Friday, June 26, 2009

The election of John Bercow as Speaker

My House Points column from today's Liberal Democrat News. What is really wrong about electing Bercow as Speaker, of course, is that he is younger than I am.

Traduced Tory

Spare a thought for Sir George Young. He has now lost the Speakership twice for partisan reasons. Nine years ago he failed to win because government backbenchers were determined that a Labour House should have a Labour speaker. Now he has lost to John Bercow because those same Labour MPs anticipate a Tory landslide and want a Speaker who will be thorn in David Cameron’s side.

But then many Liberal Democrat MPs voted for Bercow too. They believe he will prove a reformer.

They would be wrong to place too much emphasis on the fact that Bercow is a relatively youthful Speaker. It’s not so long since we had a young family man at 10 Downing Street – and look how he ended up.

Nor should they be too excited by his decision to dispense with most of the Speaker’s traditional dress. The flummery at Westminster can be irritating, but it’s hardly the most serious problem the British political system faces.

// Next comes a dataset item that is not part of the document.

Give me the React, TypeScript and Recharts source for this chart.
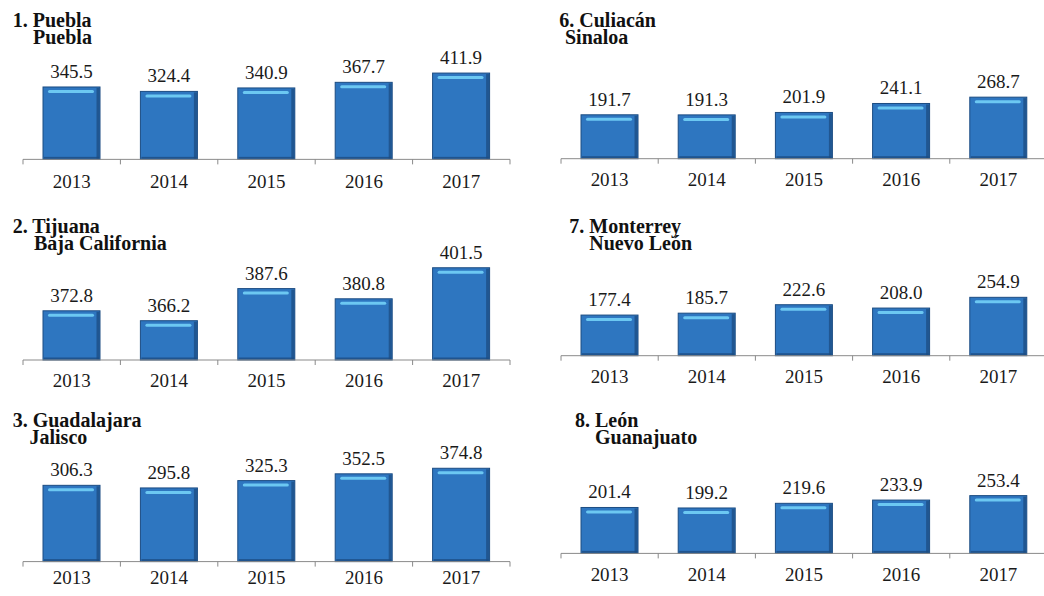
import React from 'react';
import { BarChart, Bar, XAxis, YAxis, LabelList } from 'recharts';

// ---- data ----
const years = ['2013', '2014', '2015', '2016', '2017'];
const puebla = [345.5, 324.4, 340.9, 367.7, 411.9];
const tijuana = [372.8, 366.2, 387.6, 380.8, 401.5];
const guadalajara = [306.3, 295.8, 325.3, 352.5, 374.8];
const culiacan = [191.7, 191.3, 201.9, 241.1, 268.7];
const monterrey = [177.4, 185.7, 222.6, 208.0, 254.9];
const leon = [201.4, 199.2, 219.6, 233.9, 253.4];

const titleLine1 = ['1. Puebla', '2. Tijuana', '3. Guadalajara', '6. Culiacán', '7. Monterrey', '8. León'];
const titleLine2 = ['Puebla', 'Baja California', 'Jalisco', 'Sinaloa', 'Nuevo León', 'Guanajuato'];
const seriesList = [puebla, tijuana, guadalajara, culiacan, monterrey, leon];

// ---- layout (style) ----
const FONT = '"Liberation Serif", "DejaVu Serif", "Noto Serif", "Times New Roman", Times, serif';
const TICK_SIZE = 5;
const M_TOP = 40;
const X_AXIS_H = 40;
const SIDE = 5;

type Layout = {
  plotLeft: number; plotW: number; axisY: number; domain: [number, number]; pxPerUnit: number;
  tickMargin: number; t1x: number; t2x: number; baseline: number;
};

const layouts: Layout[] = [
  { plotLeft: 23.3, plotW: 487, axisY: 159, domain: [0, 460], pxPerUnit: 0.2095, tickMargin: 10, t1x: 12.7, t2x: 33, baseline: 27 },
  { plotLeft: 23.3, plotW: 487, axisY: 360, domain: [340, 420], pxPerUnit: 1.5, tickMargin: 9, t1x: 12.7, t2x: 34, baseline: 233 },
  { plotLeft: 23.3, plotW: 487, axisY: 561.5, domain: [0, 400], pxPerUnit: 0.249, tickMargin: 4, t1x: 12.7, t2x: 29.5, baseline: 427 },
  { plotLeft: 561.4, plotW: 486, axisY: 158.3, domain: [0, 300], pxPerUnit: 0.229, tickMargin: 9, t1x: 559.3, t2x: 565, baseline: 27 },
  { plotLeft: 561.4, plotW: 486, axisY: 355.7, domain: [0, 300], pxPerUnit: 0.229, tickMargin: 9, t1x: 569.3, t2x: 589.3, baseline: 233 },
  { plotLeft: 561.4, plotW: 486, axisY: 553.7, domain: [0, 300], pxPerUnit: 0.228, tickMargin: 9, t1x: 575, t2x: 595, baseline: 427 },
];

const BAR_FILL = '#2E76C0';
const BAR_DARK = '#1C4C82';
const BAR_HI = '#6CC8F2';

const BarShape = (p: any) => {
  const { x, y, width: w, height: h } = p;
  if (!w || !h || h <= 0) return null;
  return (
    <g>
      <rect x={x} y={y} width={w} height={h} fill={BAR_FILL} stroke={BAR_DARK} strokeWidth={1} />
      <rect x={x + w - 3.5} y={y + 1} width={3} height={h - 1} fill={BAR_DARK} opacity={0.75} />
      <rect x={x + 1} y={y + h - 2.5} width={w - 2} height={2} fill={BAR_DARK} opacity={0.8} />
      <rect x={x + 5} y={y + 3} width={w - 11} height={3} rx={1.5} fill={BAR_HI} />
    </g>
  );
};

const makeTick = (count: number, tickMargin: number) => (props: any) => {
  const { x, y, payload, index } = props;
  const half = payload && payload.offset ? payload.offset : 0;
  const axisY = y - TICK_SIZE - tickMargin;
  return (
    <g>
      <line x1={x - half} x2={x - half} y1={axisY} y2={axisY + TICK_SIZE} stroke="#8a8a8a" strokeWidth={1} />
      {index === count - 1 ? (
        <line x1={x + half} x2={x + half} y1={axisY} y2={axisY + TICK_SIZE} stroke="#8a8a8a" strokeWidth={1} />
      ) : null}
      <text x={x} y={y} dy="0.71em" textAnchor="middle" fontFamily={FONT} fontSize={19} fill="#1a1a1a">
        {payload.value}
      </text>
    </g>
  );
};

const Panel = ({ values, layout }: { values: number[]; layout: Layout }) => {
  const data = years.map((yr, i) => ({ year: yr, value: values[i] }));
  const plotH = (layout.domain[1] - layout.domain[0]) * layout.pxPerUnit;
  const height = plotH + M_TOP + X_AXIS_H;
  const width = layout.plotW + SIDE * 2;
  const top = layout.axisY - plotH - M_TOP;
  return (
    <div style={{ position: 'absolute', left: layout.plotLeft - SIDE, top, width, height }}>
      <BarChart width={width} height={height} data={data} margin={{ top: M_TOP, right: SIDE, left: SIDE, bottom: 0 }} barSize={57}>
        <XAxis
          dataKey="year"
          height={X_AXIS_H}
          axisLine={{ stroke: '#8a8a8a', strokeWidth: 1 }}
          tickLine={false}
          tickSize={TICK_SIZE}
          tickMargin={layout.tickMargin}
          interval={0}
          tick={makeTick(years.length, layout.tickMargin)}
        />
        <YAxis hide type="number" domain={layout.domain} />
        <Bar dataKey="value" isAnimationActive={false} shape={<BarShape />}>
          <LabelList
            dataKey="value"
            position="top"
            offset={9}
            formatter={(v: any) => Number(v).toFixed(1)}
            style={{ fontFamily: FONT, fontSize: 19, fill: '#1a1a1a' }}
          />
        </Bar>
      </BarChart>
    </div>
  );
};

const titleStyle: React.CSSProperties = {
  position: 'absolute',
  fontFamily: FONT,
  fontWeight: 'bold',
  fontSize: 20,
  lineHeight: '17px',
  color: '#111',
  whiteSpace: 'nowrap',
};

export default function App() {
  return (
    <div style={{ position: 'absolute', left: 0, top: 0, width: 1044, height: 596, overflow: 'hidden', background: '#ffffff' }}>
      {layouts.map((l, i) => (
        <Panel key={'p' + i} values={seriesList[i]} layout={l} />
      ))}
      {layouts.map((l, i) => (
        <div key={'t' + i} style={{ ...titleStyle, left: l.t1x, top: l.baseline - 15.25 }}>
          {titleLine1[i]}
          <br />
          <span style={{ paddingLeft: l.t2x - l.t1x }}>{titleLine2[i]}</span>
        </div>
      ))}
    </div>
  );
}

Bercow is saying the right things. He has talked of “an agenda for reform, for renewal, for revitalisation and for the reassertion of the core values of this great institution in the context of the 21st century".

Even so, you fear his recipe for reconnecting parliament with the public involves one J. Bercow appearing on television with great regularity.

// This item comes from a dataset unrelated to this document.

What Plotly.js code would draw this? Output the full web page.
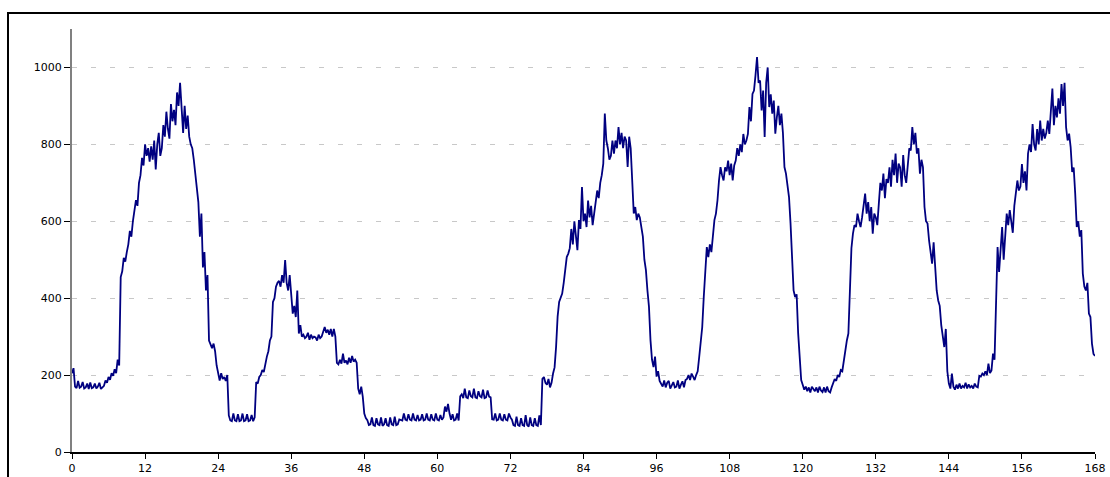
<!DOCTYPE html>
<html>
<head>
<meta charset="utf-8">
<script src="https://cdn.plot.ly/plotly-3.0.1.min.js"></script>
<style>
html,body{margin:0;padding:0;background:#fff;}
#wrap{position:relative;width:1110px;height:477px;overflow:hidden;}
#frame{position:absolute;left:7px;top:12px;width:1200px;height:600px;border:2px solid #000;box-sizing:border-box;pointer-events:none;}
#chart{position:absolute;left:0;top:0;width:1110px;height:477px;}
</style>
</head>
<body>
<div id="wrap"><div id="chart"></div><div id="frame"></div></div>
<script>
// quarter-hourly readings, hour 0 to 168
const day1 = [205,218,170,166, 185,167,170,182, 165,168,178,164, 181,166,168,178, 165,170,180,164, 168,172,186,180,
              195,188,205,198, 215,205,240,225, 455,470,505,495, 520,540,575,560, 600,630,655,640, 700,720,765,745,
              800,770,790,755, 795,760,810,735, 800,830,770,790, 850,820,885,840, 815,905,860,890, 850,935,900,960,
              880,830,900,840, 875,820,800,790, 760,720,690,650, 560,620,480,520, 420,460,290,280, 270,282,262,225];
const day2 = [200,186,205,190, 195,185,200,95, 82,80,100,82, 80,98,80,82, 100,80,82,98, 80,82,96,80,
              90,182,178,195, 200,213,208,230, 248,262,290,300, 390,400,430,440, 445,430,460,440, 499,440,420,460,
              395,360,380,351, 420,308,330,300, 305,296,300,310, 292,305,296,300, 298,290,305,296, 300,315,325,310,
              318,305,320,300, 320,300,232,228, 240,230,256,232, 238,228,245,232, 250,235,240,232, 165,150,170,144];
const day3 = [100,88,83,70, 72,90,70,68, 88,72,70,90, 68,72,88,70, 68,90,72,70, 92,70,72,85,
              84,82,100,84, 82,98,84,82, 100,84,82,96, 82,84,98,82, 84,100,84,82, 98,84,82,100,
              84,82,96,84, 90,118,105,125, 100,84,98,82, 84,100,82,145, 150,140,165,142, 140,160,145,142,
              165,142,140,158, 145,142,162,140, 142,160,144,142, 85,84,100,82, 84,100,84,82, 98,84,82,100];
const day4 = [90,84,70,68, 92,70,68,88, 70,68,96,70, 66,90,70,68, 88,70,68,95, 70,190,195,180,
              175,190,168,180, 204,220,274,352, 390,403,412,440, 470,507,516,530, 580,540,600,560, 525,603,580,689,
              600,620,585,654, 610,640,590,620, 654,680,660,700, 720,750,880,810, 790,760,770,810, 776,810,790,845,
              800,830,790,820, 810,741,820,790, 706,620,637,603, 620,610,585,560, 500,473,420,378, 291,240,221,248];
const day5 = [196,210,185,175, 170,186,168,180, 185,165,172,182, 168,170,186,165, 175,184,168,187, 190,200,187,204,
              196,187,200,210, 247,280,325,403, 470,533,507,540, 520,568,603,620, 654,706,741,720, 706,740,730,758,
              720,750,706,745, 758,790,770,800, 780,827,800,810, 827,897,860,931, 940,980,1027,960, 966,888,940,819,
              960,1000,897,930, 880,914,828,870, 900,850,880,830, 741,724,690,663, 594,481,420,403, 410,309,248,187];
const day6 = [175,162,170,158, 168,155,170,162, 158,168,155,170, 160,156,168,155, 170,158,155,168, 178,190,185,200,
              195,213,210,239, 260,290,308,420, 530,568,590,585, 620,600,585,610, 640,672,620,650, 600,637,568,620,
              610,590,646,700, 680,724,660,710, 700,740,690,760, 720,776,700,750, 740,690,772,720, 700,750,790,784,
              845,800,830,776, 790,724,760,740, 637,600,594,550, 520,490,545,463, 420,394,380,330, 300,273,320,210];
const day7 = [178,165,204,170, 162,175,165,178, 165,172,168,180, 165,176,168,172, 165,178,170,168, 198,196,204,200,
              210,200,230,205, 212,256,240,377, 533,468,520,585, 500,568,620,590, 629,600,570,640, 672,706,680,690,
              749,700,730,680, 776,800,780,853, 800,784,840,800, 862,810,840,815, 830,862,827,880, 945,850,900,870,
              920,880,957,900, 960,845,810,828, 793,728,740,672, 585,600,560,577, 464,430,420,440, 360,351,282,255, 250];
const xTicks = [0,12,24,36,48,60,72,84,96,108,120,132,144,156,168];
const yTicks = [0,200,400,600,800,1000];

const values = [].concat(day1, day2, day3, day4, day5, day6, day7);
const hours = values.map((v, i) => i * 0.25);

Plotly.newPlot('chart', [{
  x: hours, y: values, type: 'scatter', mode: 'lines',
  line: {color: '#000080', width: 1.8}, hoverinfo: 'none'
}], {
  width: 1110, height: 477,
  margin: {l: 72, r: 15, t: 29, b: 25},
  paper_bgcolor: '#fff', plot_bgcolor: '#fff',
  showlegend: false,
  font: {family: 'DejaVu Sans, Arial, sans-serif', size: 11, color: '#000'},
  xaxis: {
    range: [0, 168], tickvals: xTicks, ticktext: xTicks.map(String),
    showgrid: false, zeroline: false,
    showline: true, linecolor: '#000', linewidth: 1.5,
    ticks: 'outside', ticklen: 5, tickcolor: '#000', tickwidth: 1,
    tickfont: {family: 'DejaVu Sans, Arial, sans-serif', size: 11, color: '#000'}
  },
  yaxis: {
    range: [0, 1100], tickvals: yTicks, ticktext: yTicks.map(String),
    showgrid: true, gridcolor: '#c8c8c8', griddash: '5px,14px', gridwidth: 1,
    zeroline: false,
    showline: true, linecolor: '#808080', linewidth: 2,
    ticks: 'outside', ticklen: 6, tickcolor: '#000', tickwidth: 1,
    tickfont: {family: 'DejaVu Sans, Arial, sans-serif', size: 11, color: '#000'}
  }
}, {staticPlot: true, displayModeBar: false});
</script>
</body>
</html>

What the he must do is help the Commons begin the process of reining in the executive. In particular, the timetabling of business must be taken out of the hands of the government and put in the hands of a committee of the House. At present too many laws goes through without being debated at all.

And if that means less legislation, that would be no bad thing.

How much power the Speaker has to do this remains to be seen. Bercow may have an uphill task to convince those who see his political odyssey from the far right of the Tories to the shores of New Labour as pure opportunism.

There is, incidentally, another reason why Sir George Young lost, and it tells you a lot about Labour backbenchers. They could forgive Bercow for being the former secretary of the Monday club's immigration and repatriation committee, but they could not forgive Young for being an Old Etonian.